━━ Provided material ━━
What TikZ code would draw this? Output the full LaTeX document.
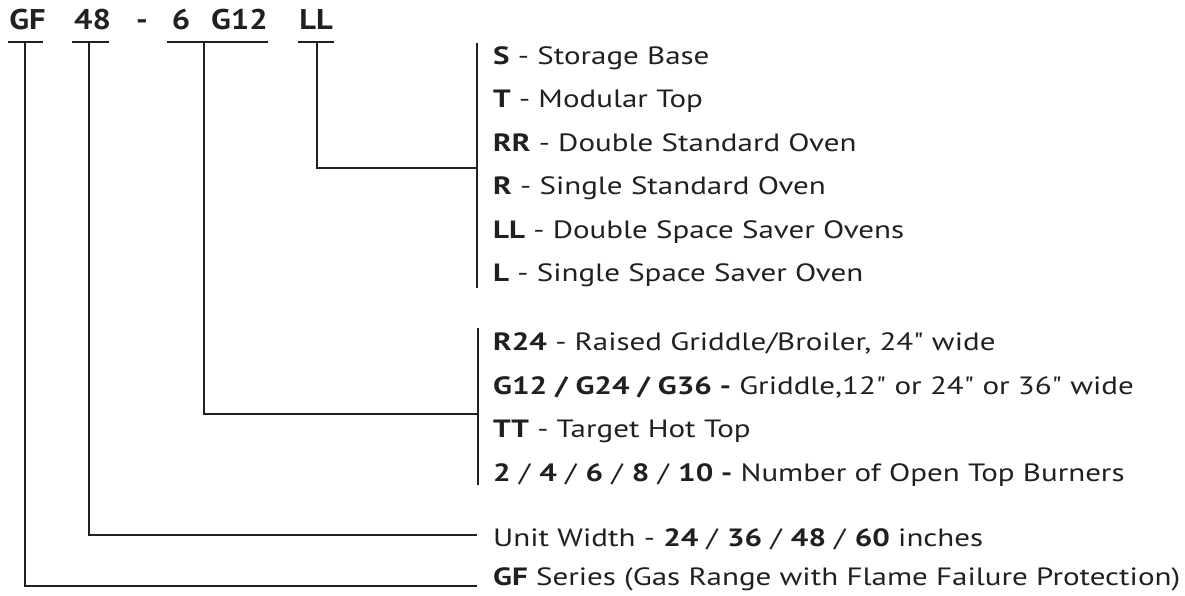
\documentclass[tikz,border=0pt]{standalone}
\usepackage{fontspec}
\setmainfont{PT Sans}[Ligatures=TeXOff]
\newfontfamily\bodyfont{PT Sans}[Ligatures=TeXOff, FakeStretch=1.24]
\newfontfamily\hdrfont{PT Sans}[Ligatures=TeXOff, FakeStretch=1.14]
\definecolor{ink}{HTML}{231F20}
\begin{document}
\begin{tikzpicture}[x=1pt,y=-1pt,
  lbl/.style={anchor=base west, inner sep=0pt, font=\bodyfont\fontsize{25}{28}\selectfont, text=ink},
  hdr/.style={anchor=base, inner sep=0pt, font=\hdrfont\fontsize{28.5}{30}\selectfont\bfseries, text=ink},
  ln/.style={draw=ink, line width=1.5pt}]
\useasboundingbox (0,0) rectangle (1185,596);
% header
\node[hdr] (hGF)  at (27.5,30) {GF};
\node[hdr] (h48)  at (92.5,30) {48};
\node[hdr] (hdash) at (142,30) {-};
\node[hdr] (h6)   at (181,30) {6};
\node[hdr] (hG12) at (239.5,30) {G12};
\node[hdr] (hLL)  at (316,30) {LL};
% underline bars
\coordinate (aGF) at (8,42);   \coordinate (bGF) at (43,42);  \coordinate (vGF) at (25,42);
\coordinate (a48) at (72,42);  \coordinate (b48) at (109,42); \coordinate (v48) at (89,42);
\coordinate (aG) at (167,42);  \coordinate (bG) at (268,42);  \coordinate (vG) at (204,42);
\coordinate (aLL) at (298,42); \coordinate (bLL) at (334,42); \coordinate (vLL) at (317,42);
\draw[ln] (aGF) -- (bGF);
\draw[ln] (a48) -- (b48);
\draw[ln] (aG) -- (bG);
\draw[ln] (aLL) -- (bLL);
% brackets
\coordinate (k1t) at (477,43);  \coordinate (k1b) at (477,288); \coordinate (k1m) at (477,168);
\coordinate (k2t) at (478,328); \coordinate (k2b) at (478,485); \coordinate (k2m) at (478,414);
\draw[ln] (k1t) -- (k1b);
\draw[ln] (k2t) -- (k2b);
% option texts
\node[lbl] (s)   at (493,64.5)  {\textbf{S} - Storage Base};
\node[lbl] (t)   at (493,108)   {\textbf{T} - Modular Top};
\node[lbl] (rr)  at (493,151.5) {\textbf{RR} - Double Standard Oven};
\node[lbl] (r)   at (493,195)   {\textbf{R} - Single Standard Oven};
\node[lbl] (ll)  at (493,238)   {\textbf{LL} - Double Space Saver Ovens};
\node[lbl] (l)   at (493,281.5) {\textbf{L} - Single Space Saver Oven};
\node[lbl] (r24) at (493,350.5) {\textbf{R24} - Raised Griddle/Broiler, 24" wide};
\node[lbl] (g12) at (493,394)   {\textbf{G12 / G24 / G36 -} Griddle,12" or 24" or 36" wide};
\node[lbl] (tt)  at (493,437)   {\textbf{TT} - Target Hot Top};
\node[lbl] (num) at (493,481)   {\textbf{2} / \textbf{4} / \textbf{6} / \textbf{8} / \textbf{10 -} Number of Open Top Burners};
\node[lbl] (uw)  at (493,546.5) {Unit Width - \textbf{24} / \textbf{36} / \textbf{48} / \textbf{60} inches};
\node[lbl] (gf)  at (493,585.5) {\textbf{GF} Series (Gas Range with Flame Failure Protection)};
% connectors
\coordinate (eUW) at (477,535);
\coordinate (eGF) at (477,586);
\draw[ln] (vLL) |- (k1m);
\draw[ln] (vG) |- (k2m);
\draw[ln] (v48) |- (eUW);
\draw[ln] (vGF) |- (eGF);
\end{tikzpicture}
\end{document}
━━━
━━ Provided material ━━
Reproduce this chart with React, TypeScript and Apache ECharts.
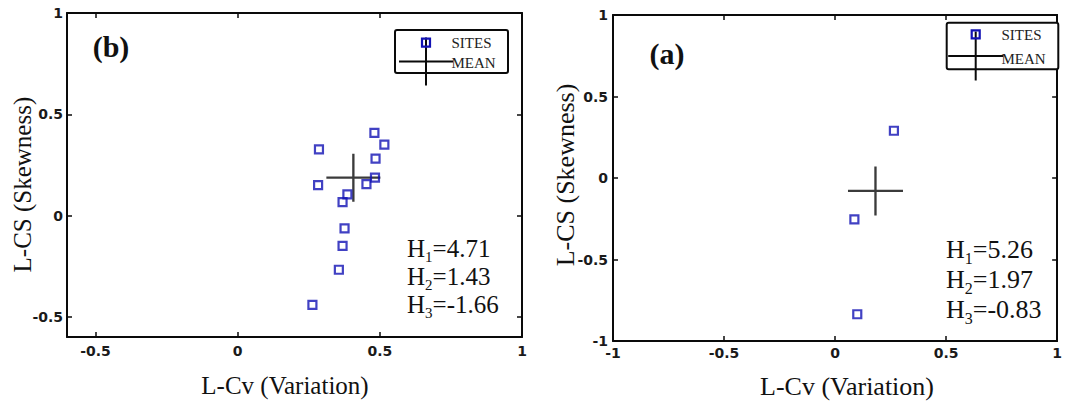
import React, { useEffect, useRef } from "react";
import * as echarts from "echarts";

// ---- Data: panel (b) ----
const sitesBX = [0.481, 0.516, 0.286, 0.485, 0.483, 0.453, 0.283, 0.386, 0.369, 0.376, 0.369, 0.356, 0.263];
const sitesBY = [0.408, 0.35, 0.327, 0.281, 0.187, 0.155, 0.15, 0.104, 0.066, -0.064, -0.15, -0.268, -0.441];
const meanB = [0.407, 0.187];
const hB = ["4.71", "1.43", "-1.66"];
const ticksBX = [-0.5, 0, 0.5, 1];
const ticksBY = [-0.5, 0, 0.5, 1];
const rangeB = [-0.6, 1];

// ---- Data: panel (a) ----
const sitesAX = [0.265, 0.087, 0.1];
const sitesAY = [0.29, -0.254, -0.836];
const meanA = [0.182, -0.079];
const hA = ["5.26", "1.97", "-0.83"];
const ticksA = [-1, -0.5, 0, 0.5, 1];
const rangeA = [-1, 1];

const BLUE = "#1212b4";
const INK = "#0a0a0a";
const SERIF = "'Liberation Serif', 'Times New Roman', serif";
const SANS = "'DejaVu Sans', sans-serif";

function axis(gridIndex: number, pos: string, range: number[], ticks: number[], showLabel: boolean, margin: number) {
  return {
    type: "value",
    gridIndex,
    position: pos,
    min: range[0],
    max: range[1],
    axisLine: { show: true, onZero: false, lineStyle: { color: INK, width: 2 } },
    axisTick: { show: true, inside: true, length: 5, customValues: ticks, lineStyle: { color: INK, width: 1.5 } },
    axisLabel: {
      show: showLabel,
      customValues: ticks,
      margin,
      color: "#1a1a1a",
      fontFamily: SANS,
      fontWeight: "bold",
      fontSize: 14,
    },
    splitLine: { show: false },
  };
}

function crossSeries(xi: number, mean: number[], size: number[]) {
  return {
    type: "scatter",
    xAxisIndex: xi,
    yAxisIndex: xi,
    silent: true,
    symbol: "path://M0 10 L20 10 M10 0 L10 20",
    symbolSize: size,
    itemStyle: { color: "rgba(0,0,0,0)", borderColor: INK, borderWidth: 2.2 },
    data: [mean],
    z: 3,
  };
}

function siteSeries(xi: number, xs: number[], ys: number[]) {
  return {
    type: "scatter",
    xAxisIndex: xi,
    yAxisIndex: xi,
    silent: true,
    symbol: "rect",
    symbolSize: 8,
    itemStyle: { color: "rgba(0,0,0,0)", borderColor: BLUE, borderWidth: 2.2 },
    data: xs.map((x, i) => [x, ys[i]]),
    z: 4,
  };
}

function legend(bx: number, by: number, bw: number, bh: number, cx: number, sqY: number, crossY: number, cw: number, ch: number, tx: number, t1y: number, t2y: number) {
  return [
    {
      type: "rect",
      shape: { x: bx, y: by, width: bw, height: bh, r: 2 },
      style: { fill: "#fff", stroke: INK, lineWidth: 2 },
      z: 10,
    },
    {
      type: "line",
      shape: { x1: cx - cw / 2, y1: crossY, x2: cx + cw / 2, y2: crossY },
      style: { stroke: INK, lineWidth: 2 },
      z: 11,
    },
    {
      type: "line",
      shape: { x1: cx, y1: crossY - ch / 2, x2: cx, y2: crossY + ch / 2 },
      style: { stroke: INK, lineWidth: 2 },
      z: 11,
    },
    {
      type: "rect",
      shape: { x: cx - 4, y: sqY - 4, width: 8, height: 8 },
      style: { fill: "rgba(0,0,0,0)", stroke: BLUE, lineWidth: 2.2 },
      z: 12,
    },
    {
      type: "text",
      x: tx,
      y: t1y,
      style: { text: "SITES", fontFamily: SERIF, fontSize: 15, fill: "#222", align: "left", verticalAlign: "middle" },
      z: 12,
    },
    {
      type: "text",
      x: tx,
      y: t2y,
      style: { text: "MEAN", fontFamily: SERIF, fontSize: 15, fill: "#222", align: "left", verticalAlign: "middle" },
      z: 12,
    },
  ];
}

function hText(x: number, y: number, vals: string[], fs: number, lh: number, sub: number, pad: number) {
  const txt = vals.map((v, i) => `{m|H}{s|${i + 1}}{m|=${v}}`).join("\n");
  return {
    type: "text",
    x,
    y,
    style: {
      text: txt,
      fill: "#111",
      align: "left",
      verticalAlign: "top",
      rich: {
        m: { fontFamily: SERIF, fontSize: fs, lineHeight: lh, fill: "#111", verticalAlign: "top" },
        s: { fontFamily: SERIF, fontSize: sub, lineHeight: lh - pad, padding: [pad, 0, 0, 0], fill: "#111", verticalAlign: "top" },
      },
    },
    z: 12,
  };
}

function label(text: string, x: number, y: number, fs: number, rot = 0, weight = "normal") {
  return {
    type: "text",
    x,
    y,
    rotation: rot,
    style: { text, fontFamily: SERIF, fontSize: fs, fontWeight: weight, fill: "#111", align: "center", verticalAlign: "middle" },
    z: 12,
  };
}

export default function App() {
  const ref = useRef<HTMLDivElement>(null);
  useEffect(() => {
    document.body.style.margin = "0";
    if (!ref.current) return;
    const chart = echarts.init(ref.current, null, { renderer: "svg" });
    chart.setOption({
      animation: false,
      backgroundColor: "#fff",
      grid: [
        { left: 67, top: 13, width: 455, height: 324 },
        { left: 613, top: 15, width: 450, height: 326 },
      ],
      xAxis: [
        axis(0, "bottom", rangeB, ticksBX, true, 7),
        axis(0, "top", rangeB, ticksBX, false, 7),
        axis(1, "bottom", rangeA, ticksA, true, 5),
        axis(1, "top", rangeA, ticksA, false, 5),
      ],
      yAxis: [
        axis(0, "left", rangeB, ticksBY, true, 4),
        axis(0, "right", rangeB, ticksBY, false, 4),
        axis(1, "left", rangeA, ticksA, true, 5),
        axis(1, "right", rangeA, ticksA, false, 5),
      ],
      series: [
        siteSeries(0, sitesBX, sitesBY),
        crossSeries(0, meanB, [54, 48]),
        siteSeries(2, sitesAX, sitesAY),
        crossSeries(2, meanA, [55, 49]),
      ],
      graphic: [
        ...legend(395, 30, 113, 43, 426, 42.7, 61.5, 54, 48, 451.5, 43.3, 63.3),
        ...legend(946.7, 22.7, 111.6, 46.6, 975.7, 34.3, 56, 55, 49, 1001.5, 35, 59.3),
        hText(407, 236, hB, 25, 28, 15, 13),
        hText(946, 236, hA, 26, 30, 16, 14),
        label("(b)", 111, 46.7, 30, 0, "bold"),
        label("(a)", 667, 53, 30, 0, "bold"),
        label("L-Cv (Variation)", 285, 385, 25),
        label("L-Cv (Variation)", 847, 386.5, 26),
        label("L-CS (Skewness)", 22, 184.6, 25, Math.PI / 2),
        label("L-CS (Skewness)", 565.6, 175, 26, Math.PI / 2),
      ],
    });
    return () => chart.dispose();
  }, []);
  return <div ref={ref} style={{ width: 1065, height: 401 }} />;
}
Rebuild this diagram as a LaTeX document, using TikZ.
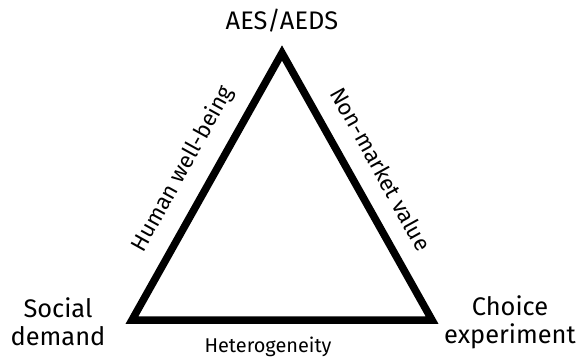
━━━
What is asked:
Everything from the line with "Reproduce this chart" down to the line with "import * as" in the data above should be copied exactly, with both end lines kept and the pictures left out.

Result for this exercise:
Reproduce this chart with React, TypeScript and Apache ECharts.
import React, { useEffect, useRef } from "react";
import * as echarts from "echarts";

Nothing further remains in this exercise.